On another environmental-type issue, 46 percent of Idahoans favor the state taking over federal BLM and forest service lands, 42 percent oppose such a land-swap and 12 percent don’t know.

Jones polled 601 adults from May 20-28; the survey has a margin of error of plus or minus 3.96 percent.

The poll reflects the general trend seen across the United States: Democrats and political independents tend to believe in climate change, while many conservatives and Republicans don’t.

Barely one-fifth of Idaho Republicans believe the climate is warming and it is a global crisis, 40 percent say the climate is changing, but it is “not very damaging,” 30 percent say it isn’t changing at all, and long-term climate models can’t be trusted, while 10 percent of Republicans don’t know.

You don’t see that kind of doubt among Democrats: 84 percent say it is changing and is a crisis; 10 percent say it’s changing but not very damaging; only 2 percent don’t believe the climate is changing at all; and only 4 percent don’t know.

Political independents: 50 percent say it’s changing and is a crisis; 21 percent say it’s changing but not very damaging; 19 percent say it is not changing; and 10 percent don’t know.

The greatest climate doubters are those who describe themselves as “very conservative” politically:

  • Only 16 percent say the climate is changing and it is a crisis.
  • 34 percent say it’s changing, but not very damaging.
  • 40 percent say it is not changing at all.
  • 10 percent don’t know.

In the large public land states of the West there’s a movement – mainly pushed by Republicans – to get the federal government to give to state control million of acres of Bureau of Land Management (BLM) and U.S. Forest Service lands.
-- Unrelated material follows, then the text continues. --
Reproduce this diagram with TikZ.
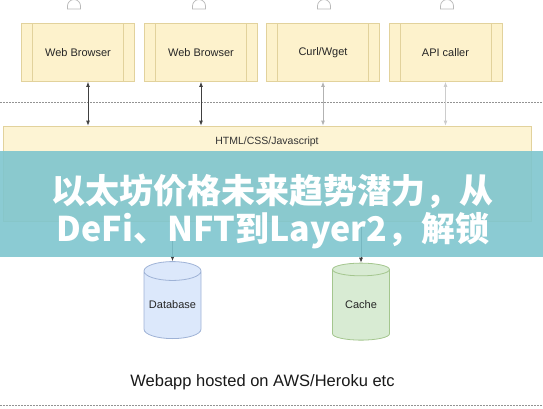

The basic argument is that state and local officials can manage the land – both for conservation, recreation and development – better than federal land managers.

In addition, federal officials promised at the individual statehoods that the federal lands would be given to the states at some point – but for the most part that has not happened for more than 100 years.

Overall, Idahoans are split over the idea, finds Jones.

  • 46 percent of Idahoans support the state taking over BLM and federal forest lands.
  • 42 percent oppose the land ownership swap.
  • And 12 percent don’t know.

Generally, Republicans want the land back, Democrats (not in control of the Idaho government) don’t trust the state to manage the land in the best way, and political independents are split, with more leaning against the land exchange.

Jones finds:

  • 59 percent of Idaho Republicans want the state to take over management of the federal lands.
  • 32 percent of Republicans oppose the land change.
  • 11 percent don’t know.

Democrats are against the swap, 63-15 percent, with 12 percent “don’t know.”

And political independents also are against the land swap, 48-40 percent, with 12 percent don’t know.

While Congress could give the BLM and forest service lands back to western states, it will more likely take some kind of broad-reaching U.S. Supreme Court decision.

As mostly-GOP western politicians push Congress to give the lands as promised at statehood, eastern Democrats/liberals block such attempts – which are also opposed by most environmental/conservation groups.

For their part, GOP state officeholders are telling their constituents that they don’t plan to sell off much of the land for private use or development.

In fact, GOP leaders say western public land states will continue to be public land states.

The only question is who is best equipped to manage those public lands, state and local officials or federal land managers?